Chi ha poche scelte da fare ha già le sue scelte, e se le vive in obbedienza e in umiltà si santifica. Chi deve fare delle scelte pastorali, apostoliche, ha un grandissimo bisogno di questo discernimento per capire dove opera lo Spirito di Cristo e dove inganna lo spirito di Satana: qui c’è del giusto, qui c’è sacrificio evangelico, qui c’è santità, qui c’è obbedienza sincera: qui invece c’è falsità, furbizia, qui c’è apparenza, qui ci sono cose che sembrano buone, ma in realtà suonano male.

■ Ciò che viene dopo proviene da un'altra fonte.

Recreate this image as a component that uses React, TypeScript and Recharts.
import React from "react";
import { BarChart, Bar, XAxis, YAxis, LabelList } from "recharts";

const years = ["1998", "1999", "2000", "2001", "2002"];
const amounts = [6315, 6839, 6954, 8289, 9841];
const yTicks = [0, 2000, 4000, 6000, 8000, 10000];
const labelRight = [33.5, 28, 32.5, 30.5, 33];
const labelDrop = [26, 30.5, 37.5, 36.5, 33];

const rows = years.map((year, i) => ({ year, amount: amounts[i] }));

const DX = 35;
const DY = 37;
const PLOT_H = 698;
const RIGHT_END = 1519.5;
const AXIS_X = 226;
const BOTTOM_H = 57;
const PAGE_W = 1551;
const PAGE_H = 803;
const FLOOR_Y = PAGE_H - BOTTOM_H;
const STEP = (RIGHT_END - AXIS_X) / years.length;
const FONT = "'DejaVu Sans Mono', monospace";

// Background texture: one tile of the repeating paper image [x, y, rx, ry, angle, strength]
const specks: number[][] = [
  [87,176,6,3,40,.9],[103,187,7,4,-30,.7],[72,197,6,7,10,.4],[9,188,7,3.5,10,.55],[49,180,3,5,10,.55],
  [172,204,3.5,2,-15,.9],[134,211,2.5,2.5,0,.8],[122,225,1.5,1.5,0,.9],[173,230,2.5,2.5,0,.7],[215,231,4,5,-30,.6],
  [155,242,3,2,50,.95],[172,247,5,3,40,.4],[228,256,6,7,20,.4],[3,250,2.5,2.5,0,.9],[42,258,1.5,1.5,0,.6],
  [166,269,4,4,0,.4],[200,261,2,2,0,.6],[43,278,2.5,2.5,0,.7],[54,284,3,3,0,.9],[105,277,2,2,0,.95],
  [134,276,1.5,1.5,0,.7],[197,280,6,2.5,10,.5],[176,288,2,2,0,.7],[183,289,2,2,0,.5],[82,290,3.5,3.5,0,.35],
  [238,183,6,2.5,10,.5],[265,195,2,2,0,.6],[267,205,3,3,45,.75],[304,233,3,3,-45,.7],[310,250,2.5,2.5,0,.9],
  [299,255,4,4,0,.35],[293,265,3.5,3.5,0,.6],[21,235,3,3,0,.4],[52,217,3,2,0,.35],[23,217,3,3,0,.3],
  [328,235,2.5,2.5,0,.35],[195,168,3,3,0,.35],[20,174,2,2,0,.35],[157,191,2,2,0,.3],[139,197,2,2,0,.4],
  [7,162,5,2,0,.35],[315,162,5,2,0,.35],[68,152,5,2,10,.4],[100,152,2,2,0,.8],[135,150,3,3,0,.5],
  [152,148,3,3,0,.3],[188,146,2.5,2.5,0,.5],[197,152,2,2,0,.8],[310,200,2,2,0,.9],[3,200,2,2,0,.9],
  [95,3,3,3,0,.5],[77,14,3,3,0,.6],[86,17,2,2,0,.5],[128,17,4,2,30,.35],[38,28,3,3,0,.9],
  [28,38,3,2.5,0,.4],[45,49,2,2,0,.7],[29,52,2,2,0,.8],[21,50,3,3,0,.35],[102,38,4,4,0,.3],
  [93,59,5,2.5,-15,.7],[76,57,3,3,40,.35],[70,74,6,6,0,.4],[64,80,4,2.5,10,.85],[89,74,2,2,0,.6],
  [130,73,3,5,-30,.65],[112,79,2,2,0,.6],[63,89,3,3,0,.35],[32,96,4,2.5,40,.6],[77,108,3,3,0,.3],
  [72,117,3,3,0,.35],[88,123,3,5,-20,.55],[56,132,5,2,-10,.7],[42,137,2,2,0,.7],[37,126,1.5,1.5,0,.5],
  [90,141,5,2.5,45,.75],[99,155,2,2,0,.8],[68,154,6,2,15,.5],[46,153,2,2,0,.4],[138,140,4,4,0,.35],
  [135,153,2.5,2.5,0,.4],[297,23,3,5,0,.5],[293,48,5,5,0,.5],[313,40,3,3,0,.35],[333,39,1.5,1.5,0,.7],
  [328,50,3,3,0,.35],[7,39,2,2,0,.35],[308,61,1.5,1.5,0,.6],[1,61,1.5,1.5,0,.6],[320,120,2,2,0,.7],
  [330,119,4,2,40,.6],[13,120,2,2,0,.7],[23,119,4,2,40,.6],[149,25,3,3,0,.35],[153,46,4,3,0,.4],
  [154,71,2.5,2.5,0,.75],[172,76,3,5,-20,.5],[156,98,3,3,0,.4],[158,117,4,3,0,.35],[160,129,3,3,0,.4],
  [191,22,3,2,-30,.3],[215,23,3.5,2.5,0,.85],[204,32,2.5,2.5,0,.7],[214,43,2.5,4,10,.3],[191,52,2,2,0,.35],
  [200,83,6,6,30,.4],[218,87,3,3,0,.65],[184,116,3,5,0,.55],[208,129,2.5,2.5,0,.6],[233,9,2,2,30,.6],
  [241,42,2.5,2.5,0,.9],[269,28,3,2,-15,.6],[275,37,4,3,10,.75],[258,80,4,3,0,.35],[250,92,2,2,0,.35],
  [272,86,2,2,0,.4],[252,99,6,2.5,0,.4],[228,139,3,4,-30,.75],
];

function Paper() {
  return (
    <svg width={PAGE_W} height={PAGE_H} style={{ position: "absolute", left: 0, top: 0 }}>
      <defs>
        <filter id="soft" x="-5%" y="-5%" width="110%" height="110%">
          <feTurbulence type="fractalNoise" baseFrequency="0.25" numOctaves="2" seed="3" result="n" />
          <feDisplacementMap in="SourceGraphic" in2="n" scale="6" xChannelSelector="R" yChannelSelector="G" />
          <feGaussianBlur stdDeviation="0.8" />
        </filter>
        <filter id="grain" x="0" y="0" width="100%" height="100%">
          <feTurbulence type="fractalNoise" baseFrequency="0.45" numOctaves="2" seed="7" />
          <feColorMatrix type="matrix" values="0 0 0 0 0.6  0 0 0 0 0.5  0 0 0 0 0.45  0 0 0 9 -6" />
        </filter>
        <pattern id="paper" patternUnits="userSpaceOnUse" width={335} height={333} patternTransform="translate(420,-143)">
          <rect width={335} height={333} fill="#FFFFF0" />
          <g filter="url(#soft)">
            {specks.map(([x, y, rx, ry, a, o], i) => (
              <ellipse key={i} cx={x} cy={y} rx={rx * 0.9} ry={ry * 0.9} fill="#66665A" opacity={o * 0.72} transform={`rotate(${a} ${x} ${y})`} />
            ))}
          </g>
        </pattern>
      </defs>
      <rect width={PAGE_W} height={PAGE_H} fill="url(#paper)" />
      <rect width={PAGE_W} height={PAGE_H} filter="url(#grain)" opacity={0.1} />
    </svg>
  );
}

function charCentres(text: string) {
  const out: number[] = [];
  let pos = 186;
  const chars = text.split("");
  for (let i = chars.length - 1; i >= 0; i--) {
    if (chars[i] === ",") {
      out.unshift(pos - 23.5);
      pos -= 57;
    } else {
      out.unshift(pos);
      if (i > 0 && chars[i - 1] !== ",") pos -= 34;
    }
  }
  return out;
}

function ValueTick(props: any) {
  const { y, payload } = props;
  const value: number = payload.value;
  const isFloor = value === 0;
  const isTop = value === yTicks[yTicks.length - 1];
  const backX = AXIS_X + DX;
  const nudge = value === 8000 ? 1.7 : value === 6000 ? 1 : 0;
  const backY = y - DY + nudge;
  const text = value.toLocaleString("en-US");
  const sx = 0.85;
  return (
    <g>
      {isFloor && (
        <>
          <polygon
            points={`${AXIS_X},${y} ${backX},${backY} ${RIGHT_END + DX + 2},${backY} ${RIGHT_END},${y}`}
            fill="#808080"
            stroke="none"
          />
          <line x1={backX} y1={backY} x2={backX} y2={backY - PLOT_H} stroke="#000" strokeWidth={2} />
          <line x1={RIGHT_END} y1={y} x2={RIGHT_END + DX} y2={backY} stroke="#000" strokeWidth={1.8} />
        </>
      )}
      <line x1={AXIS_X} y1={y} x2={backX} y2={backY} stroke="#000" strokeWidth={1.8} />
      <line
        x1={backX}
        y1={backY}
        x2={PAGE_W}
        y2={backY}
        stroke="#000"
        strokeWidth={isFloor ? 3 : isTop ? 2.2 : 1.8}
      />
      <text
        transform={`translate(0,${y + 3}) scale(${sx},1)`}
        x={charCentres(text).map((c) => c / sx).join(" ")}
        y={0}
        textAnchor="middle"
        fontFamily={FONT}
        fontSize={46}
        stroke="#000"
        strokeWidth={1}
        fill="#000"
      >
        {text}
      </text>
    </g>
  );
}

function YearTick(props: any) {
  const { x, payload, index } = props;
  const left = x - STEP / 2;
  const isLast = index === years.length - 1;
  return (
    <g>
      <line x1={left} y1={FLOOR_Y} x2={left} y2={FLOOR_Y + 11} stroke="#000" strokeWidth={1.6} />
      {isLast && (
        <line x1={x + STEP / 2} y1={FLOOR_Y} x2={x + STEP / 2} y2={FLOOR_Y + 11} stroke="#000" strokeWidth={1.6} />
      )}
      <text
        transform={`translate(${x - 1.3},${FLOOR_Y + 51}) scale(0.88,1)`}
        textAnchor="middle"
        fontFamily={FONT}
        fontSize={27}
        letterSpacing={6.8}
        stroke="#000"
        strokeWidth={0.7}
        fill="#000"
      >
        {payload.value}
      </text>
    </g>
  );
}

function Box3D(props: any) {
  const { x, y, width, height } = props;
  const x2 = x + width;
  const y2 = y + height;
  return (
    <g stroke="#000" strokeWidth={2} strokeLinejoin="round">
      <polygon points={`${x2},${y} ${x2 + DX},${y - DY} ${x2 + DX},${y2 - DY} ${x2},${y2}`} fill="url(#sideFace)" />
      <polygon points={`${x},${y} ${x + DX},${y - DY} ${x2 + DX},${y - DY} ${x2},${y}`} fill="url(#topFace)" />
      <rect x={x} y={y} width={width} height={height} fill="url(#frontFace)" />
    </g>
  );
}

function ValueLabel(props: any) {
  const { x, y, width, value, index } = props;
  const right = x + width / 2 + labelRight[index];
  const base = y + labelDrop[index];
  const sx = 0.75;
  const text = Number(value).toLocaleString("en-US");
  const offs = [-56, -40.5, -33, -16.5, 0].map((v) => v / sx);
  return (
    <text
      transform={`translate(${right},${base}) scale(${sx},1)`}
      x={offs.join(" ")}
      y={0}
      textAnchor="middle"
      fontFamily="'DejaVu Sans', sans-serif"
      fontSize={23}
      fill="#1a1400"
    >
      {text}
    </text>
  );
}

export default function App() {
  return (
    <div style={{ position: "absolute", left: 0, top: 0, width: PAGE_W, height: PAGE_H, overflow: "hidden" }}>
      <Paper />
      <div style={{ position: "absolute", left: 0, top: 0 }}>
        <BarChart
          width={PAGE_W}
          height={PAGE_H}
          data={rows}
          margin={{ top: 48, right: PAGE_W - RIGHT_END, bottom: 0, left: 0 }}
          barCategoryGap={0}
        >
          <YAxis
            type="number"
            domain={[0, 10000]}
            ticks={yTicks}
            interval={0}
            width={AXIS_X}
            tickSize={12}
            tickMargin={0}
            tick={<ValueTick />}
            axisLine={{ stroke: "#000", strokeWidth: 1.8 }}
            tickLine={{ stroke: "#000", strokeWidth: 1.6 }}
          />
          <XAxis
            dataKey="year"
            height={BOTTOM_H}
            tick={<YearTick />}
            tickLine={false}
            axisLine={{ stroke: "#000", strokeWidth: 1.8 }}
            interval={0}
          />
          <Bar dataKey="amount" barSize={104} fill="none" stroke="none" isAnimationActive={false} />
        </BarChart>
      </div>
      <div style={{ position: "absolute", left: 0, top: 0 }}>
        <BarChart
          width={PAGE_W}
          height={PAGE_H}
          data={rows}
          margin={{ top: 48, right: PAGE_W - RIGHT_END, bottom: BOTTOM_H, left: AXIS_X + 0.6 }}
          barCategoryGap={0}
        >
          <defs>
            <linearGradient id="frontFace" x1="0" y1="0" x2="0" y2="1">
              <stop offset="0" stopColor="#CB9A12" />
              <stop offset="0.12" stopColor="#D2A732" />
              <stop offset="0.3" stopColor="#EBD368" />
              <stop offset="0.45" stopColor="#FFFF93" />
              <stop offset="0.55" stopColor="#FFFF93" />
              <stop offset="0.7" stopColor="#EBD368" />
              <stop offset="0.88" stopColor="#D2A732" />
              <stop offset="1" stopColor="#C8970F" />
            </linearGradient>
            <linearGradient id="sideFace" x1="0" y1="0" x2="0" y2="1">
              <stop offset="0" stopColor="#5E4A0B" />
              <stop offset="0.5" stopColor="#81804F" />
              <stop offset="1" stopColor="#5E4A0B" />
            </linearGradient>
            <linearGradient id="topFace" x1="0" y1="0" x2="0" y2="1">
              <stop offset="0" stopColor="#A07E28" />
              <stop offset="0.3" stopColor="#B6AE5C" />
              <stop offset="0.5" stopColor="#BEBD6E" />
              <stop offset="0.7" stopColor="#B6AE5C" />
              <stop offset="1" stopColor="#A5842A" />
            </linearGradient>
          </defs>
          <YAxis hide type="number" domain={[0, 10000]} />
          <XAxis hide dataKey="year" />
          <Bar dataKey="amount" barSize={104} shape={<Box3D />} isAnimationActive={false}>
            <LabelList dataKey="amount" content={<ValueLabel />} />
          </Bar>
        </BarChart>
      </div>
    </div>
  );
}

La Deliberatio è il gradino successivo alla discretio e indica una scelta evangelica concreta. Ogni grande scelta cristiana, in particolare le scelte religiose – povertà, castità, obbedienza – nascono dalla conformità spirituale con l’essere di Cristo.
L’ultimo passo è l’Actio, l’agire evangelico, che consegue alla scelta, alla deliberatio: si compie concretamente un’azione che cambia il cuore, converte la vita.
Gli otto momenti si potrebbero riassumere con altre parole: il momento della salita (lectio, meditatio, oratio), la vetta (contemplatio), la discesa (consolatio, discretio, actio). Qui è risolto il famoso dilemma preghiera-azione. Non sono affatto due realtà parallele o contrapposte, perché l’agire evangelico nasce dalla preghiera evangelica della Scrittura. Sono due momenti di un unico movimento, che è l’uniformarsi al movimento di Cristo verso l’uomo, alle scelte e all’agire di Cristo.
Il 16 settembre 2005, Papa Benedetto XVI ha rilanciato la Lectio Divina dicendo:
“In questo contesto, vorrei soprattutto evocare e raccomandare l’antica tradizione della Lectio divina: l’assidua lettura della Sacra Scrittura accompagnata dalla preghiera realizza quell’intimo colloquio in cui, leggendo, si ascolta Dio che parla e, pregando, Gli si risponde con fiduciosa apertura del cuore (cfr DV 25). Questa prassi, se efficacemente promossa, recherà alla Chiesa – ne sono convinto – una nuova primavera spirituale.”